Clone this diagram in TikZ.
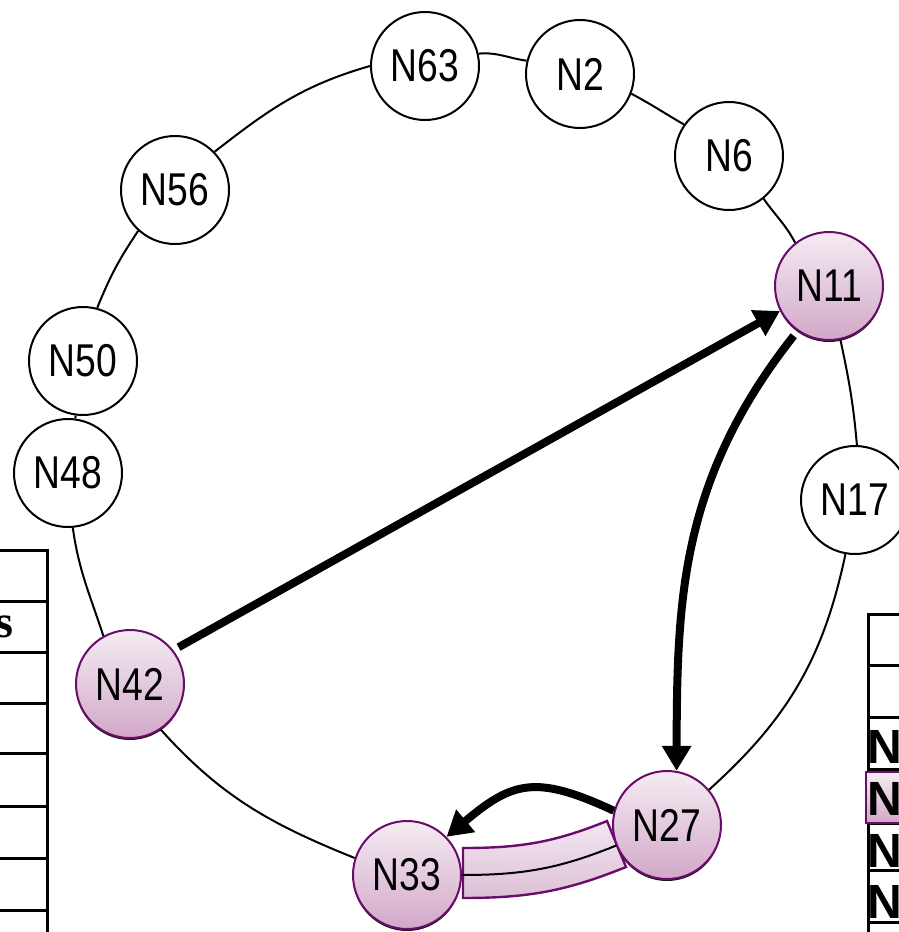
\documentclass[tikz,border=0pt]{standalone}
\usepackage{fontspec}
\newfontfamily\narrowsans[FakeStretch=0.81]{Liberation Sans}
\newfontfamily\tabsans{Liberation Sans}
\newfontfamily\tabserif{Liberation Serif}
\usetikzlibrary{arrows.meta,shadows}
\definecolor{pTop}{RGB}{245,236,243}
\definecolor{pBot}{RGB}{210,168,200}
\definecolor{pEdge}{RGB}{106,12,106}
\definecolor{bandTop}{RGB}{244,231,241}
\definecolor{bandBot}{RGB}{220,192,213}
\begin{document}
\begin{tikzpicture}[x=1pt,y=1pt,
  nodebase/.style={circle, line width=2pt, minimum size=108pt, inner sep=0pt,
    font=\narrowsans\fontsize{46}{50}\selectfont},
  ringnode/.style={nodebase, draw=black, fill=white},
  hotnode/.style={nodebase, draw=pEdge, top color=pTop, bottom color=pBot,
    drop shadow={shadow xshift=0pt, shadow yshift=-2pt, opacity=0.9, fill=black}},
  ring/.style={line width=2pt, black},
  hop/.style={line width=8pt, black, -{Triangle[length=25pt,width=28pt]}},
  tabline/.style={line width=3pt, black},
  tabtxt/.style={inner sep=0pt, font=\tabsans\bfseries\fontsize{48}{50}\selectfont}]
\useasboundingbox (0,-932) rectangle (898,0);

% highlighted link band
\draw[line width=2.4pt, draw=pEdge, top color=bandTop, bottom color=bandBot]
  (463,-848) to[out=0,in=202] (607,-821) -- (626,-867) to[out=202,in=0] (463,-898) -- cycle;

% nodes
\node[ringnode] (N63) at (425,-66) {N63};
\node[ringnode] (N2) at (580,-74) {N2};
\node[ringnode] (N6) at (729,-156) {N6};
\node[hotnode] (N11) at (829,-286) {N11};
\node[ringnode] (N17) at (855,-500) {N17};
\node[hotnode] (N27) at (667,-825) {N27};
\node[hotnode] (N33) at (407,-875) {N33};
\node[hotnode] (N42) at (130,-684) {N42};
\node[ringnode] (N48) at (68,-473) {N48};
\node[ringnode] (N50) at (83,-361) {N50};
\node[ringnode] (N56) at (175,-190) {N56};

% ring
\draw[ring] (N63.13) to[out=5,in=172] (N2.166);
\draw[ring] (N2.-21) to[out=-28,in=150] (N6.145);
\draw[ring] (N6.-51) to[out=-55,in=118] (N11.128);
\draw[ring] (N11.-78) to[out=-78,in=95] (N17.88);
\draw[ring] (N17.260) to[out=258,in=42] (N27.40);
\draw[ring] (N33.0) to[out=0,in=202] (N27.202);
\draw[ring] (N33.162) to[out=158,in=-48] (N42.304);
\draw[ring] (N42.119) to[out=108,in=-82] (N48.275);
\draw[ring] (N48) -- (N50);
\draw[ring] (N50.75) to[out=68,in=236] (N56.228);
\draw[ring] (N56.44) to[out=38,in=196] (N63.180);

% lookup hops
\draw[hop, shorten <=6pt] (N42.38) -- (N11.207);
\draw[hop, shorten <=6pt] (N11.235) .. controls (680,-480) and (677,-600) .. (N27.80);
\draw[hop] (N27.165) to[out=155,in=40,looseness=1.3] (N33.44);

% left table (cut off)
\draw[tabline] (47,-548.5) -- (47,-940);
\foreach \y in {550,601,652,703,753,806,858,910} \draw[tabline] (-5,-\y) -- (47,-\y);
\node[anchor=base east, inner sep=0pt, font=\tabserif\bfseries\fontsize{46}{50}\selectfont] (sTxt) at (14,-637) {s};

% right table (cut off)
\draw[tabline] (868,-612.5) -- (868,-940);
\foreach \y in {614,665,717,769,823,870,922} \draw[tabline] (868,-\y) -- (905,-\y);
\draw[line width=2pt, draw=pEdge, top color=pTop, bottom color=pBot] (866,-772) rectangle (910,-823);
\node[tabtxt, anchor=base west] (t1) at (867.5,-763) {N};
\node[tabtxt, anchor=base west] (t2) at (867.5,-815) {N};
\node[tabtxt, anchor=base west] (t3) at (867.5,-867) {N};
\node[tabtxt, anchor=base west] (t4) at (867.5,-918) {N};
\end{tikzpicture}
\end{document}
-=-=-=-=-
** WRITTEN EXERCISE **
Restate the full listing verbatim and drop every picture.

** RESPONSE **
Clone this diagram in TikZ.
\documentclass[tikz,border=0pt]{standalone}
\usepackage{fontspec}
\newfontfamily\narrowsans[FakeStretch=0.81]{Liberation Sans}
\newfontfamily\tabsans{Liberation Sans}
\newfontfamily\tabserif{Liberation Serif}
\usetikzlibrary{arrows.meta,shadows}
\definecolor{pTop}{RGB}{245,236,243}
\definecolor{pBot}{RGB}{210,168,200}
\definecolor{pEdge}{RGB}{106,12,106}
\definecolor{bandTop}{RGB}{244,231,241}
\definecolor{bandBot}{RGB}{220,192,213}
\begin{document}
\begin{tikzpicture}[x=1pt,y=1pt,
  nodebase/.style={circle, line width=2pt, minimum size=108pt, inner sep=0pt,
    font=\narrowsans\fontsize{46}{50}\selectfont},
  ringnode/.style={nodebase, draw=black, fill=white},
  hotnode/.style={nodebase, draw=pEdge, top color=pTop, bottom color=pBot,
    drop shadow={shadow xshift=0pt, shadow yshift=-2pt, opacity=0.9, fill=black}},
  ring/.style={line width=2pt, black},
  hop/.style={line width=8pt, black, -{Triangle[length=25pt,width=28pt]}},
  tabline/.style={line width=3pt, black},
  tabtxt/.style={inner sep=0pt, font=\tabsans\bfseries\fontsize{48}{50}\selectfont}]
\useasboundingbox (0,-932) rectangle (898,0);

% highlighted link band
\draw[line width=2.4pt, draw=pEdge, top color=bandTop, bottom color=bandBot]
  (463,-848) to[out=0,in=202] (607,-821) -- (626,-867) to[out=202,in=0] (463,-898) -- cycle;

% nodes
\node[ringnode] (N63) at (425,-66) {N63};
\node[ringnode] (N2) at (580,-74) {N2};
\node[ringnode] (N6) at (729,-156) {N6};
\node[hotnode] (N11) at (829,-286) {N11};
\node[ringnode] (N17) at (855,-500) {N17};
\node[hotnode] (N27) at (667,-825) {N27};
\node[hotnode] (N33) at (407,-875) {N33};
\node[hotnode] (N42) at (130,-684) {N42};
\node[ringnode] (N48) at (68,-473) {N48};
\node[ringnode] (N50) at (83,-361) {N50};
\node[ringnode] (N56) at (175,-190) {N56};

% ring
\draw[ring] (N63.13) to[out=5,in=172] (N2.166);
\draw[ring] (N2.-21) to[out=-28,in=150] (N6.145);
\draw[ring] (N6.-51) to[out=-55,in=118] (N11.128);
\draw[ring] (N11.-78) to[out=-78,in=95] (N17.88);
\draw[ring] (N17.260) to[out=258,in=42] (N27.40);
\draw[ring] (N33.0) to[out=0,in=202] (N27.202);
\draw[ring] (N33.162) to[out=158,in=-48] (N42.304);
\draw[ring] (N42.119) to[out=108,in=-82] (N48.275);
\draw[ring] (N48) -- (N50);
\draw[ring] (N50.75) to[out=68,in=236] (N56.228);
\draw[ring] (N56.44) to[out=38,in=196] (N63.180);

% lookup hops
\draw[hop, shorten <=6pt] (N42.38) -- (N11.207);
\draw[hop, shorten <=6pt] (N11.235) .. controls (680,-480) and (677,-600) .. (N27.80);
\draw[hop] (N27.165) to[out=155,in=40,looseness=1.3] (N33.44);

% left table (cut off)
\draw[tabline] (47,-548.5) -- (47,-940);
\foreach \y in {550,601,652,703,753,806,858,910} \draw[tabline] (-5,-\y) -- (47,-\y);
\node[anchor=base east, inner sep=0pt, font=\tabserif\bfseries\fontsize{46}{50}\selectfont] (sTxt) at (14,-637) {s};

% right table (cut off)
\draw[tabline] (868,-612.5) -- (868,-940);
\foreach \y in {614,665,717,769,823,870,922} \draw[tabline] (868,-\y) -- (905,-\y);
\draw[line width=2pt, draw=pEdge, top color=pTop, bottom color=pBot] (866,-772) rectangle (910,-823);
\node[tabtxt, anchor=base west] (t1) at (867.5,-763) {N};
\node[tabtxt, anchor=base west] (t2) at (867.5,-815) {N};
\node[tabtxt, anchor=base west] (t3) at (867.5,-867) {N};
\node[tabtxt, anchor=base west] (t4) at (867.5,-918) {N};
\end{tikzpicture}
\end{document}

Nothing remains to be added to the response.